Equilibrando l’amaro e piccante con aroma e sentori propri di ogni singola varietà. Alla base c’è l’autoctona Tortiglione, cultivar esclusiva della provincia di Teramo, straordinariamente ricca di polifenoli, da cui lo spiccato sentore di amaro. Un antiossidante naturale e un esaltatore dei sapori nel piatto”.
“Stiamo facendo del nostro meglio per valorizzarlo, il Tortiglione è una pianta ostile, la raccolta difficile. C’è il rischio che questa varietà tipica e così unica si perda, per questo cerchiamo di convincere i produttori locali a entrare in rete. Una rete virtuosa di valorizzazione. Che può renderci unici, come unico è il nostro territorio”.
Addentrandoci nel metodo di lavorazione, il discorso si fa più tecnico.
“La selezione delle olive è manuale, cosa che non fa nessuno” fa notare Rino “in realtà si tratta di uno dei passaggi più importanti e fondamentali in annate in cui è difficile garantire alla frangitura una materia prima perfetta al cento per cento”.
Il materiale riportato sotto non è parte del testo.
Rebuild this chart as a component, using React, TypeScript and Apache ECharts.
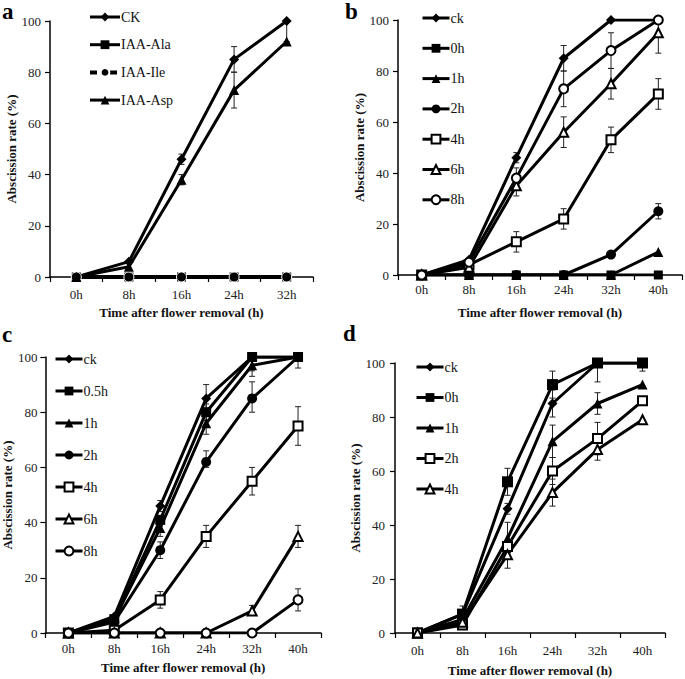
import React, { useEffect, useRef } from "react";
import * as echarts from "echarts";

const FONT = "Liberation Serif";

// Categories
const catsA = ["0h", "8h", "16h", "24h", "32h"];
const catsB = ["0h", "8h", "16h", "24h", "32h", "40h"];
const catsC = ["0h", "8h", "16h", "24h", "32h", "40h"];
const catsD = ["0h", "8h", "16h", "24h", "32h", "40h"];

// Panel a
const aCK = [0, 6, 46, 85, 100];
const aAla = [0, 0, 0, 0, 0];
const aIle = [0, 0, 0, 0, 0];
const aAsp = [0, 4, 38, 73, 92];
const errA = [
  [2, 44, 48], [3, 80, 90], [4, 92, 100],
  [2, 36, 40], [3, 66, 80],
];

// Panel b
const bCK = [0, 6, 46, 85, 100, 100];
const b0h = [0, 0, 0, 0, 0, 0];
const b1h = [0, 0, 0, 0, 0, 9];
const b2h = [0, 0, 0, 0, 8, 25];
const b4h = [0, 4, 13, 22, 53, 71];
const b6h = [0, 3, 35, 56, 75, 95];
const b8h = [0, 5, 38, 73, 88, 100];
const errB = [
  [2, 44, 48], [3, 80, 90],
  [2, 9, 17], [3, 18, 26], [4, 48, 58], [5, 65, 77],
  [2, 31, 38], [3, 50, 62], [4, 69, 81], [5, 87, 100],
  [2, 35, 42], [3, 66, 80], [4, 81, 95],
  [4, 7, 9], [5, 22, 28],
];

// Panel c
const cCK = [0, 6, 46, 85, 100, 100];
const c05h = [0, 5, 41, 80, 100, 100];
const c1h = [0, 5, 38, 76, 97, 100];
const c2h = [0, 4, 30, 62, 85, 100];
const c4h = [0, 1, 12, 35, 55, 75];
const c6h = [0, 0, 0, 0, 8, 35];
const c8h = [0, 0, 0, 0, 0, 12];
const errC = [
  [2, 44, 48], [3, 80, 90], [5, 96, 100],
  [3, 77, 83], [4, 95, 100],
  [2, 35, 41], [3, 72, 80], [4, 93, 99],
  [2, 27, 33], [3, 60, 66], [4, 80, 91],
  [2, 9, 15], [3, 31, 39], [4, 50, 60], [5, 68, 82],
  [4, 7, 10], [5, 31, 39],
  [5, 8, 16],
];

// Panel d
const dCK = [0, 7, 46, 85, 100, 100];
const d0h = [0, 7, 56, 92, 100, 100];
const d1h = [0, 5, 35, 71, 85, 92];
const d2h = [0, 3, 32, 60, 72, 86];
const d4h = [0, 4, 29, 52, 68, 79];
const errD = [
  [2, 44, 48], [3, 80, 90],
  [1, 5, 10], [2, 51, 61], [3, 87, 97], [4, 93, 100], [5, 97, 100],
  [2, 30, 41], [3, 65, 77], [4, 81, 89],
  [3, 55, 65], [4, 66, 78],
  [2, 24, 34], [3, 47, 57], [4, 64, 72],
];

const yTicks = { min: 0, max: 100, interval: 20 };

const panelLetters = [
  { t: "a", x: 2, y: 0 },
  { t: "b", x: 345, y: 0 },
  { t: "c", x: 2, y: 323 },
  { t: "d", x: 343, y: 322 },
];

const grids = [
  { left: 50, top: 21, width: 263, height: 256 },
  { left: 398, top: 20, width: 284, height: 255 },
  { left: 45, top: 357, width: 276, height: 276 },
  { left: 395, top: 363, width: 270, height: 270 },
];

const legendPos = [
  { left: 88, top: 10, itemGap: 13.7, itemWidth: 30 },
  { left: 421, top: 11, itemGap: 16.3, itemWidth: 27 },
  { left: 54, top: 352, itemGap: 18, itemWidth: 27 },
  { left: 415, top: 360, itemGap: 16.5, itemWidth: 27 },
];

const yNameGap = [30, 28, 26, 27];
const yLabelMargin = [9, 9, 8, 10];
const xNameGap = [29, 31, 28, 31];
const xLabelMargin = [11, 8, 9, 11];

function line(
  name: string,
  data: number[],
  idx: number,
  symbol: string,
  size = 9,
  extra: any = {}
) {
  const open = symbol.startsWith("empty");
  return {
    type: "line",
    name,
    data,
    xAxisIndex: idx,
    yAxisIndex: idx,
    symbol,
    symbolSize: size,
    showAllSymbol: true,
    lineStyle: { color: "#000", width: 3, ...(extra.lineStyle || {}) },
    itemStyle: {
      color: "#000",
      borderColor: open ? "#000" : extra.borderColor || "#000",
      borderWidth: open ? 1 : extra.borderWidth || 0,
    },
    emphasis: { disabled: true },
    z: 3,
  };
}

function errSeries(data: number[][], idx: number) {
  return {
    type: "custom",
    xAxisIndex: idx,
    yAxisIndex: idx,
    data,
    silent: true,
    z: 2,
    encode: { x: 0, y: [1, 2] },
    renderItem: (params: any, api: any) => {
      const x = api.value(0);
      const lo = api.coord([x, api.value(1)]);
      const hi = api.coord([x, api.value(2)]);
      const w = 3;
      const st = { stroke: "#222", lineWidth: 1 };
      return {
        type: "group",
        children: [
          { type: "line", shape: { x1: lo[0], y1: lo[1], x2: hi[0], y2: hi[1] }, style: st },
          { type: "line", shape: { x1: lo[0] - w, y1: lo[1], x2: lo[0] + w, y2: lo[1] }, style: st },
          { type: "line", shape: { x1: hi[0] - w, y1: hi[1], x2: hi[0] + w, y2: hi[1] }, style: st },
        ],
      };
    },
  };
}

export default function App() {
  const ref = useRef<HTMLDivElement>(null);
  useEffect(() => {
    if (!ref.current) return;
    const chart = echarts.init(ref.current, null, { renderer: "svg" });
    const cats = [catsA, catsB, catsC, catsD];

    const series: any[] = [
      errSeries(errA, 0),
      errSeries(errB, 1),
      errSeries(errC, 2),
      errSeries(errD, 3),
      // a
      line("a:CK", aCK, 0, "diamond", 10),
      line("a:IAA-Ala", aAla, 0, "rect", 9, { lineStyle: { width: 4 } }),
      line("a:IAA-Ile", aIle, 0, "circle", 10, {
        lineStyle: { type: [5, 3], width: 4 },
        borderColor: "#fff",
        borderWidth: 1,
      }),
      line("a:IAA-Asp", aAsp, 0, "triangle", 10),
      // b
      line("b:ck", bCK, 1, "diamond", 10),
      line("b:0h", b0h, 1, "rect", 9),
      line("b:1h", b1h, 1, "triangle", 10),
      line("b:2h", b2h, 1, "circle", 10),
      line("b:4h", b4h, 1, "emptyRect", 9),
      line("b:6h", b6h, 1, "emptyTriangle", 9),
      line("b:8h", b8h, 1, "emptyCircle", 9),
      // c
      line("c:ck", cCK, 2, "diamond", 10),
      line("c:0.5h", c05h, 2, "rect", 10),
      line("c:1h", c1h, 2, "triangle", 10),
      line("c:2h", c2h, 2, "circle", 10),
      line("c:4h", c4h, 2, "emptyRect", 9),
      line("c:6h", c6h, 2, "emptyTriangle", 9),
      line("c:8h", c8h, 2, "emptyCircle", 9),
      // d
      line("d:ck", dCK, 3, "diamond", 10),
      line("d:0h", d0h, 3, "rect", 11),
      line("d:1h", d1h, 3, "triangle", 10),
      line("d:2h", d2h, 3, "emptyRect", 9),
      line("d:4h", d4h, 3, "emptyTriangle", 9),
    ];

    const legendNames: any[][] = [
      [
        "a:CK",
        "a:IAA-Ala",
        { name: "a:IAA-Ile", lineStyle: { width: 4, type: [7, 3] } },
        "a:IAA-Asp",
      ],
      ["b:ck", "b:0h", "b:1h", "b:2h", "b:4h", "b:6h", "b:8h"],
      ["c:ck", "c:0.5h", "c:1h", "c:2h", "c:4h", "c:6h", "c:8h"],
      ["d:ck", "d:0h", "d:1h", "d:2h", "d:4h"],
    ];

    const option: any = {
      animation: false,
      backgroundColor: "#fff",
      textStyle: { fontFamily: FONT },
      grid: grids.map((g) => ({ ...g, containLabel: false })),
      xAxis: cats.map((c, i) => ({
        type: "category",
        gridIndex: i,
        data: c,
        boundaryGap: true,
        name: "Time after flower removal (h)",
        nameLocation: "middle",
        nameGap: xNameGap[i],
        nameTextStyle: { fontFamily: FONT, fontWeight: "bold", fontSize: 13, color: "#111" },
        axisLine: { lineStyle: { color: "#000", width: 1.5 } },
        axisTick: { show: true, length: 5, lineStyle: { color: "#000", width: 1.2 } },
        axisLabel: { fontFamily: FONT, fontSize: 13, color: "#222", margin: xLabelMargin[i] },
        splitLine: { show: false },
      })),
      yAxis: cats.map((_, i) => ({
        type: "value",
        gridIndex: i,
        ...yTicks,
        name: "Abscission rate (%)",
        nameLocation: "middle",
        nameGap: yNameGap[i],
        nameTextStyle: { fontFamily: FONT, fontWeight: "bold", fontSize: 13, color: "#111" },
        axisLine: { show: true, lineStyle: { color: "#000", width: 1.5 } },
        axisTick: { show: true, length: 5, lineStyle: { color: "#000", width: 1.2 } },
        axisLabel: { fontFamily: FONT, fontSize: 13, color: "#222", margin: yLabelMargin[i] },
        splitLine: { show: false },
      })),
      legend: legendNames.map((names, i) => ({
        data: names,
        orient: "vertical",
        left: legendPos[i].left,
        top: legendPos[i].top,
        itemGap: legendPos[i].itemGap,
        itemWidth: legendPos[i].itemWidth,
        itemHeight: 11,
        padding: 0,
        selectedMode: false,
        lineStyle: { width: 3 },
        formatter: (n: string) => n.slice(n.indexOf(":") + 1),
        textStyle: { fontFamily: FONT, fontSize: 14, color: "#111", lineHeight: 14, padding: [0, 0, 0, -4] },
      })),
      graphic: panelLetters.map((p) => ({
        type: "text",
        x: p.x,
        y: p.y,
        style: {
          text: p.t,
          font: `bold 23px ${FONT}`,
          fill: "#000",
          verticalAlign: "top",
        },
      })),
      series,
    };
    chart.setOption(option);
    return () => chart.dispose();
  }, []);
  return (
    <div
      ref={ref}
      style={{ position: "fixed", left: 0, top: 0, width: 685, height: 679, background: "#fff" }}
    />
  );
}
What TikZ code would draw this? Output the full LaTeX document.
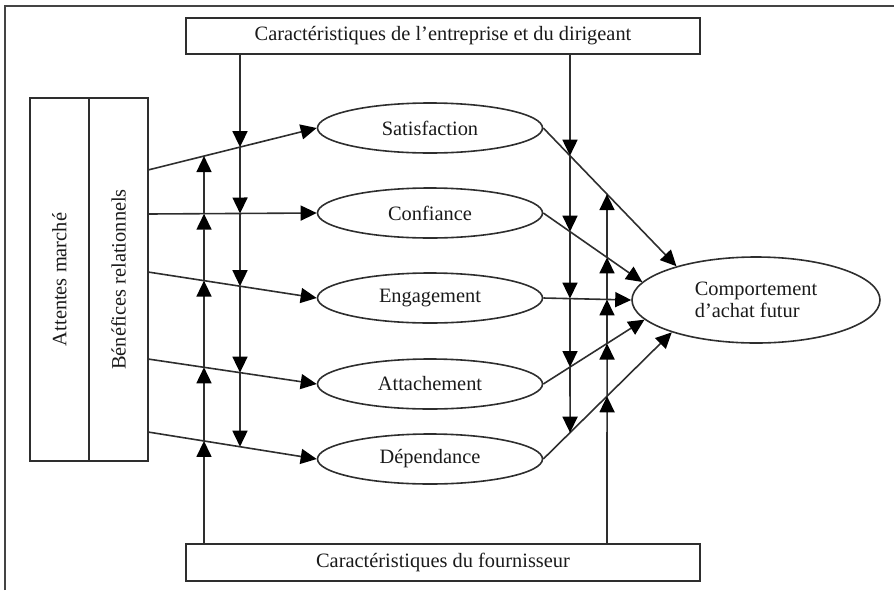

“Sono intransigente, pongo grande attenzione al particolare” dichiara, “mi interessa un olio unico, fatto alla perfezione. Non guardo alla resa ma al risultato. Perciò ho voluto personalizzare gli impianti nel frantoio con l’aiuto del costruttore per preservare polifenoli e sostanze volatili. Tutta la lavorazione avviene in assenza di ossigeno, sottovuoto. E a temperatura controllata, climatizzata. La conservazione è sotto azoto. Per scelta non faccio dop: parametri di acidità e perossidi sono troppo distanti dai nostri. Quest’anno, nonostante la complessità dell’annata, il nostro blend ha totalizzato 751 mg/kgdi polifenoli, numero di perossidi 2,5 e 0,2 di acidità! Siamo riusciti a tirare fuori venti quintali, contro i trenta normalmente prodotti. E tutto è stato venduto da subito. La qualità si fa al 50% sul campo e al 50% in azienda. Basta volerlo e saperlo fare. Abbiamo potenzialità mostruose di crescita , in termini di qualità e volumi. E siamo solo in fase di partenza”.